Learning and Communicating

I confess that I am a huge Walt Disney World geek. The Disney parks have exerted a huge influence on me, and ever since my first visit in the eighties I have been fascinated by their commitment to storytelling, customer experience, human emotion and happiness.

Among the “classical” Walt Disney World attractions, Spaceship Earth (the iconic 18-story geodesic sphere at Epcot) has played a particularly strong role in shaping what we are doing at POSEFY. The spectacular show building houses a ride that shows guests how advancements in human communication have helped to create the future one step at a time, and I believe that POSEFY will be one of those steps.

Although the script of this ride and its narrators have evolved since its debut in 1982, I would like to share with you some of the pivotal moments in this history of human communication as narrated by Jeremy Irons.

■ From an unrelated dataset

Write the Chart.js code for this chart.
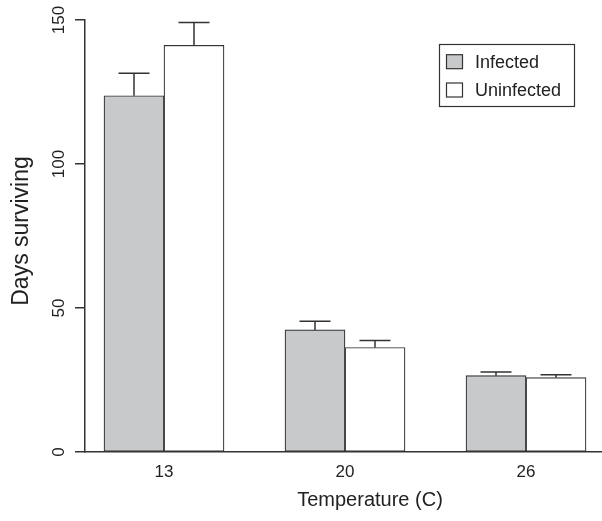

“Like a grand and miraculous spaceship, our planet has sailed through the universe of time. And for a brief moment, we have been among its many passengers. From the very beginning, we have always sought to reach out to one another… to bridge the gaps between us… to communicate.

Across a lonely, hostile planet, our early ancestors spread out in search of food and shelter.

With the development of language came a vital key to our survival. For the first time, we could share and learn from one another. We bonded together in small tribes and prospered. No longer isolated, no longer alone.

Ages later, the Egyptians invented the first written communication - a complex language of hieroglyphic pictures and symbols. With the creation of papyrus scrolls, came the world's first piece of paper. Now, without ever leaving their palaces, pharaohs could deliver proclamations and decrees to subjects across the land.

Phoenician merchants established the earliest commercial highways trading goods and information at distant ports of call. To aid in record keeping, they created the first common alphabet and shared this new tool across the Mediterranean.
In ancient Greece, the spoken word was elevated to a fine art. Philosophers debated with one another in plazas and storytellers found a new forum for personal expression. The theater was born.

The mighty Roman empire bridged three continents with a vast system of roads; the fastest information highways the world had ever known. East, west, north, and south - all roads led to Rome. But these same roads were turned against Rome by invaders whose destruction left ages of knowledge and wisdom in the ashes that would become the Dark Ages.

But all was not lost. For far across the land, from Cairo to Córdoba, Jewish teachers and Islamic scholars continued the quest for knowledge. In libraries of wisdom, they debated ideas and shared new discoveries with all who would listen.

In western abbeys, Monks toil endlessly in lonely isolation copying ancient books of wisdom and revelations for future generations.

Finally, from the depths of the Dark Ages came the Age of Enlightenment: the Renaissance. And with this era, came a powerful new invention: the moveable type printing press. Scientists, explorers, and scholars spread their discoveries in books and essays. Poets, musicians, and artists fuelled by the passion of the age created timeless works of beauty and majesty.

On this wave of inspiration, we sailed into a bold, new era of communication bringing an explosion of tools and technologies which would bridge people around the world as never before. And as our appetite for information and knowledge grew, the world began to shrink.”

Communication has always been fundamental in moving civilization forward, and learning has been an essential part of communication since the dawn of time. Cave paintings, hieroglyphics, papyrus scrolls, the first common alphabet, the monks toiling away to record knowledge in the ancient European monasteries and the printing press have given way to the Internet; Facebook, YouTube, Instagram, Pinterest and hundreds of other services that continue to evolve have allowed us to share and communicate with others.

The visual experience has been decisive in the evolution of how we learn and how we communicate, and we at POSEFY are very much looking forward to assume our role in this journey with a new and more efficient way to teach, learn and communicate.